14: Origin of the northern Basin and Range province: Implications from the geology of its eastern boundary

Abstract
Dynamic crustal processes in the Basin and Range province during the late Cenozoic are characterized by regional uplift, extensional block faulting, and fundamentally basaltic volcanism. The products of these processes are well expressed along the boundary with the western Colorado Plateaus where they provide special insight into the evolution of these two provinces. In Utah, the uplift and associated displacement on major faults along the western Colorado Plateaus has been proceeding at a vigorous rate (as much as 400 m/m.y.) over the past few million years.
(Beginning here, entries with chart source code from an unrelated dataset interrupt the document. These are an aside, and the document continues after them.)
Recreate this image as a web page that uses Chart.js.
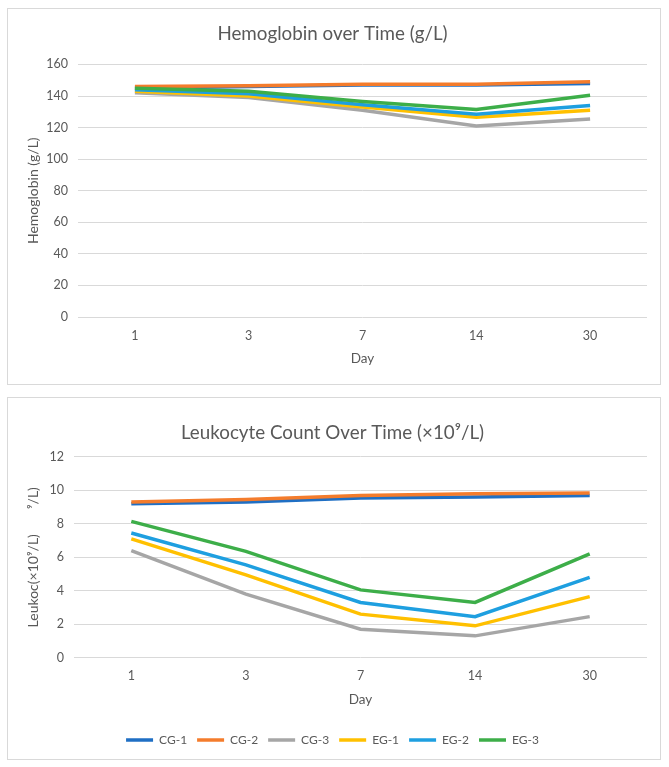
<!DOCTYPE html>
<html>
<head>
<meta charset="utf-8">
<script src="https://cdn.jsdelivr.net/npm/chart.js@4.4.1/dist/chart.umd.min.js"></script>
<style>
    body { margin: 0; background: #ffffff; }
    .box { position: absolute; left: 7px; width: 652px; border: 1px solid #d9d9d9; background: #fff; }
    #boxTop { top: 8px; height: 375px; }
    #boxBottom { top: 397px; height: 361px; }
    canvas { display: block; }
</style>
</head>
<body>
<div class="box" id="boxTop"><canvas id="hbChart" width="652" height="375"></canvas></div>
<div class="box" id="boxBottom"><canvas id="wbcChart" width="652" height="361"></canvas></div>
<script>
const days = ["1", "3", "7", "14", "30"];
const seriesNames = ["CG-1", "CG-2", "CG-3", "EG-1", "EG-2", "EG-3"];
const seriesColors = ["#1f6fc4", "#f47c2c", "#a6a6a6", "#ffc000", "#1e9fe0", "#3dae49"];

/* Hemoglobin (g/L) */
const hbCG1 = [145, 146, 147, 147, 148];
const hbCG2 = [146, 146.5, 147.5, 147.5, 149];
const hbCG3 = [142, 139, 131, 121, 125.5];
const hbEG1 = [143, 140, 133, 126.5, 131];
const hbEG2 = [144, 141.5, 134.5, 128.5, 134];
const hbEG3 = [145, 143, 136.5, 131.5, 140.5];

/* Leukocytes (x10^9/L) */
const wbcCG1 = [9.2, 9.3, 9.55, 9.6, 9.7];
const wbcCG2 = [9.3, 9.45, 9.7, 9.8, 9.85];
const wbcCG3 = [6.4, 3.8, 1.7, 1.3, 2.45];
const wbcEG1 = [7.1, 4.95, 2.6, 1.9, 3.65];
const wbcEG2 = [7.45, 5.55, 3.3, 2.45, 4.8];
const wbcEG3 = [8.15, 6.35, 4.05, 3.3, 6.2];

const FONT = "Lato, 'Open Sans', sans-serif";
const TEXT_COLOR = "#595959";
const GRID_COLOR = "#d9d9d9";

function makeDatasets(rows) {
    // later series drawn on top, like the original
    return rows.map((values, i) => ({
        label: seriesNames[i],
        data: values,
        borderColor: seriesColors[i],
        backgroundColor: seriesColors[i],
        borderWidth: 3.5,
        pointRadius: 0,
        tension: 0,
        order: rows.length - i
    }));
}

function buildOptions(cfg) {
    return {
        responsive: false,
        animation: false,
        layout: { padding: { left: 10, right: 13, top: 0, bottom: cfg.bottomPad } },
        plugins: {
            title: {
                display: true,
                text: cfg.title,
                color: TEXT_COLOR,
                font: { family: FONT, size: 18.8, weight: "normal" },
                padding: { top: cfg.titleTop, bottom: cfg.titleBottom }
            },
            legend: {
                display: cfg.legend,
                position: "bottom",
                labels: {
                    color: TEXT_COLOR,
                    font: { family: FONT, size: 12 },
                    usePointStyle: true,
                    pointStyle: "line",
                    pointStyleWidth: 27,
                    padding: 10,
                    sort: (a, b) => a.datasetIndex - b.datasetIndex
                }
            },
            tooltip: { enabled: false }
        },
        scales: {
            x: {
                offset: true,
                afterFit: (scale) => { scale.height = cfg.xHeight; },
                grid: { display: false, drawTicks: false },
                border: { display: false },
                ticks: { color: TEXT_COLOR, font: { family: FONT, size: 12.5 }, padding: 11 },
                title: {
                    display: true,
                    text: "Day",
                    color: TEXT_COLOR,
                    font: { family: FONT, size: 13.5 },
                    padding: { top: 4, bottom: cfg.dayBottom }
                }
            },
            y: {
                min: 0,
                max: cfg.max,
                afterFit: (scale) => { scale.width = cfg.axisWidth; },
                grid: { color: GRID_COLOR, drawTicks: false },
                border: { display: false },
                ticks: { stepSize: cfg.step, color: TEXT_COLOR, font: { family: FONT, size: 12.5 }, padding: 10 },
                title: {
                    display: true,
                    text: cfg.yTitle,
                    color: TEXT_COLOR,
                    font: { family: FONT, size: 14 },
                    padding: { top: 6.6, bottom: 4 }
                }
            }
        }
    };
}

new Chart(document.getElementById("hbChart").getContext("2d"), {
    type: "line",
    data: { labels: days, datasets: makeDatasets([hbCG1, hbCG2, hbCG3, hbEG1, hbEG2, hbEG3]) },
    options: buildOptions({
        title: "Hemoglobin over Time (g/L)",
        yTitle: "Hemoglobin (g/L)",
        max: 160, step: 20,
        titleTop: 13.2, titleBottom: 19.7,
        bottomPad: 14.8, dayBottom: 2, xHeight: 52.2,
        axisWidth: 60, legend: false
    })
});

new Chart(document.getElementById("wbcChart").getContext("2d"), {
    type: "line",
    data: { labels: days, datasets: makeDatasets([wbcCG1, wbcCG2, wbcCG3, wbcEG1, wbcEG2, wbcEG3]) },
    options: buildOptions({
        title: "Leukocyte Count Over Time (×10⁹/L)",
        yTitle: "Leukoc(×10⁹/L)       ⁹/L)",
        max: 12, step: 2,
        titleTop: 23.2, titleBottom: 13.2,
        bottomPad: 3, dayBottom: 16.2, xHeight: 66.4,
        axisWidth: 56, legend: true
    })
});
</script>
</body>
</html>
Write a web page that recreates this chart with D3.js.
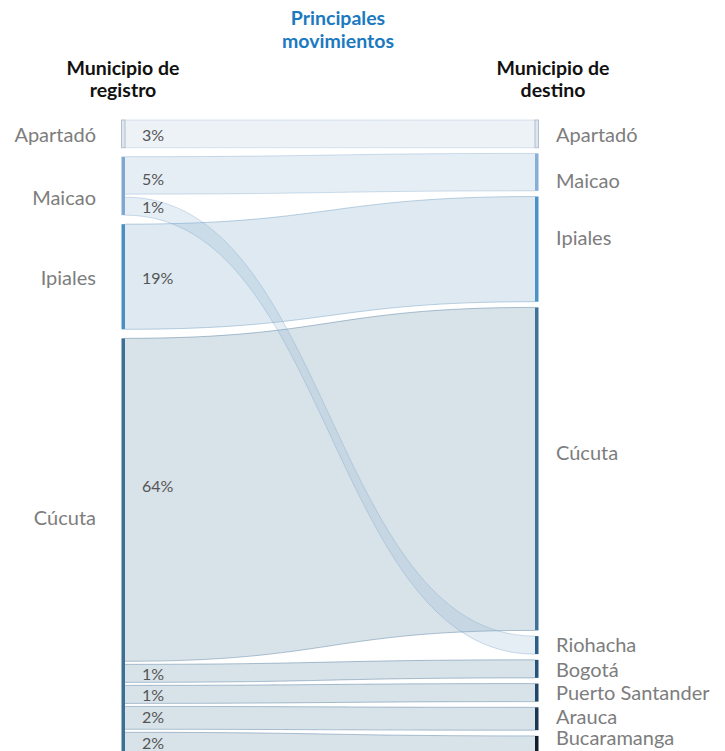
<!DOCTYPE html>
<html><head><meta charset="utf-8">
<script src="https://cdn.jsdelivr.net/npm/d3@7"></script>
<style>
body{margin:0;background:#fff;}
svg{display:block;font-family:Lato,'Open Sans',sans-serif;}
</style>
</head><body>
<svg id="chart" width="725" height="751"></svg>
<script>
// ---------------- DATA ----------------
const sources = ["Apartadó","Maicao","Ipiales","Cúcuta"];
const targets = ["Apartadó","Maicao","Ipiales","Cúcuta","Riohacha","Bogotá","Puerto Santander","Arauca","Bucaramanga"];
const linkSource = ["Apartadó","Maicao","Maicao","Ipiales","Cúcuta","Cúcuta","Cúcuta","Cúcuta","Cúcuta"];
const linkTarget = ["Apartadó","Maicao","Riohacha","Ipiales","Cúcuta","Bogotá","Puerto Santander","Arauca","Bucaramanga"];
const linkValue  = [3,5,1,19,64,1,1,2,2];
const linkLabel  = ["3%","5%","1%","19%","64%","1%","1%","2%","2%"];
const titleLines = ["Principales","movimientos"];
const leftHeader = ["Municipio de","registro"];
const rightHeader = ["Municipio de","destino"];

// ---------------- STYLE ----------------
const leftColors = {"Apartadó":"#dfe6ee","Maicao":"#7fa7d0","Ipiales":"#4a8ec2","Cúcuta":"#3e6f93"};
const rightColors = {"Apartadó":"#dfe6ee","Maicao":"#86aed6","Ipiales":"#4b93c6","Cúcuta":"#3e7399",
  "Riohacha":"#2c5f87","Bogotá":"#265379","Puerto Santander":"#1f4767","Arauca":"#1a3852","Bucaramanga":"#111d28"};
const bandColors = {"Apartadó":"#a5bed7","Maicao":"#84a9cc","Ipiales":"#5a8fb8","Cúcuta":"#3e6f93"};
const leftNudge = {"Maicao":11,"Cúcuta":-30};
const rightNudge = {"Maicao":8,"Ipiales":-12,"Cúcuta":-17,"Riohacha":-1,"Puerto Santander":-1,"Arauca":-3,"Bucaramanga":-10};
const pctNudge = [0,3,0,0,-15,0,0,-2,-2];
const dy = 3;

const svg = d3.select("#chart");
const x = d3.scalePoint().domain(["registro","destino"]).range([125,535]);
const thick = d3.scaleLinear().domain([0,64]).range([13.2,323]);
const nodeW = 3.5, top0 = 120, gapNode = 9, gapIn = 3, gapRight = 5.7;

const links = linkValue.map((v,i)=>({source:linkSource[i],target:linkTarget[i],value:v,label:linkLabel[i],i}));

// left layout
let y = top0;
const leftNodes = sources.map((s,i)=>{
  if(i>0) y += gapNode;
  const n = {name:s,y0:y};
  links.filter(l=>l.source===s).forEach((l,j)=>{ if(j>0) y+=gapIn; l.sy0=y; y+=thick(l.value); l.sy1=y; });
  n.y1 = y; return n;
});
// right layout
y = top0;
const rightNodes = targets.map((t,i)=>{
  if(i>0) y += gapRight;
  const n = {name:t,y0:y};
  links.filter(l=>l.target===t).forEach((l,j)=>{ if(j>0) y+=gapIn; l.ty0=y; y+=thick(l.value); l.ty1=y; });
  n.y1 = y; return n;
});

const xl = x("registro"), xr = x("destino"), xm = (xl+xr)/2;
function ribbon(l){
  const p = d3.path();
  p.moveTo(xl,l.sy0);
  p.bezierCurveTo(xm,l.sy0,xm,l.ty0,xr,l.ty0);
  p.lineTo(xr,l.ty1);
  p.bezierCurveTo(xm,l.ty1,xm,l.sy1,xl,l.sy1);
  p.closePath();
  return p.toString();
}
function edge(ya,yb){
  const p = d3.path(); p.moveTo(xl,ya); p.bezierCurveTo(xm,ya,xm,yb,xr,yb); return p.toString();
}

const gL = svg.append("g");
const order = links.slice().sort((a,b)=>(a.target==="Riohacha")-(b.target==="Riohacha"));
order.forEach(l=>{
  gL.append("path").attr("d",ribbon(l)).attr("fill",bandColors[l.source]).attr("fill-opacity",0.2);
  [[l.sy0,l.ty0],[l.sy1,l.ty1]].forEach(([a,b])=>{
    gL.append("path").attr("d",edge(a,b)).attr("fill","none")
      .attr("stroke",bandColors[l.source]).attr("stroke-opacity",0.4).attr("stroke-width",1);
  });
});

// nodes
svg.append("g").selectAll("rect").data(leftNodes).join("rect")
  .attr("x",xl-nodeW).attr("y",d=>d.y0).attr("width",nodeW).attr("height",d=>d.y1-d.y0)
  .attr("fill",d=>leftColors[d.name]).attr("stroke",d=>d.name==="Apartadó"?"#b3bfcc":"none").attr("stroke-width",1);
svg.append("g").selectAll("rect").data(rightNodes).join("rect")
  .attr("x",xr).attr("y",d=>d.y0).attr("width",nodeW).attr("height",d=>d.y1-d.y0)
  .attr("fill",d=>rightColors[d.name]).attr("stroke",d=>d.name==="Apartadó"?"#b3bfcc":"none").attr("stroke-width",1);

// percentage labels
svg.append("g").selectAll("text").data(links).join("text")
  .attr("x",142).attr("y",d=>(d.sy0+d.sy1)/2+pctNudge[d.i]+dy)
  .attr("dominant-baseline","middle").attr("font-size",16).attr("fill","#555")
  .text(d=>d.label);

// node labels
svg.append("g").selectAll("text").data(leftNodes).join("text")
  .attr("x",96).attr("y",d=>(d.y0+d.y1)/2+(leftNudge[d.name]||0)+dy)
  .attr("text-anchor","end").attr("dominant-baseline","middle")
  .attr("font-size",20).attr("fill","#7d7d7d").text(d=>d.name);
svg.append("g").selectAll("text").data(rightNodes).join("text")
  .attr("x",556).attr("y",d=>(d.y0+d.y1)/2+(rightNudge[d.name]||0)+dy)
  .attr("text-anchor","start").attr("dominant-baseline","middle")
  .attr("font-size",20).attr("fill","#7d7d7d").text(d=>d.name);

// titles
titleLines.forEach((t,i)=>svg.append("text").attr("x",338).attr("y",20+i*23)
  .attr("text-anchor","middle").attr("dominant-baseline","middle")
  .attr("font-size",19.5).attr("font-weight",700).attr("fill","#1b79bf").text(t));
leftHeader.forEach((t,i)=>svg.append("text").attr("x",123).attr("y",70+i*22)
  .attr("text-anchor","middle").attr("dominant-baseline","middle")
  .attr("font-size",19.5).attr("font-weight",700).attr("fill","#111").text(t));
rightHeader.forEach((t,i)=>svg.append("text").attr("x",553).attr("y",70+i*22)
  .attr("text-anchor","middle").attr("dominant-baseline","middle")
  .attr("font-size",19.5).attr("font-weight",700).attr("fill","#111").text(t));
</script>
</body></html>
In Arizona, on the other hand, tectonism seems to have stagnated since a period of major uplift in the Pliocene, or earlier. The inception of fundamentally basaltic volcanism has migrated from central Arizona northward along the boundary at a rate of about 3 cm /yr since middle Miocene time, and eastward into the Colorado Plateaus at a slower rate, about 1 cm/yr. Regional features of the Basin and Range province important to any interpretive model include (1) an east-west geologic and geophysical discontinuity at approximately lat 37°N and (2) bilateral symmetry about a north-south axis in topography, gravity, basaltic volcanism, and regional upwarp of flanking Sierra Nevada and Colorado Plateaus. We believe that the region from the Sierra Nevada to the Colorado Plateaus is a broad crustal upwarp whose central part—the Basin and Range province—has been collapsing by block faulting. Upwarping, lateral east-west extension, faulting, and basaltic volcanism have operated concurrently as a by-product of upwelling asthenospheric mantle. There is evidence that after inception of block faulting in the middle Miocene throughout the Basin and Range province, a resurgent northward-migrating wave of dynamic processes developed. This produced a zone of broad upwarp and extensional faulting, followed by a zone of faulting and basaltic volcanism, and, in the southern wake, a zone of reduced tectonism where erosion and sedimentation are the dominant geologic processes. The cause of widespread upwelling of the asthenosphere to initiate block faulting is unresolved, whereas the resurgent northward-migrating wave of Basin and Range dynamics may be related to thermal instabilities in the asthenosphere that are associated with a northward-moving hole in the Farallon plate which is descending beneath the southwestern United States.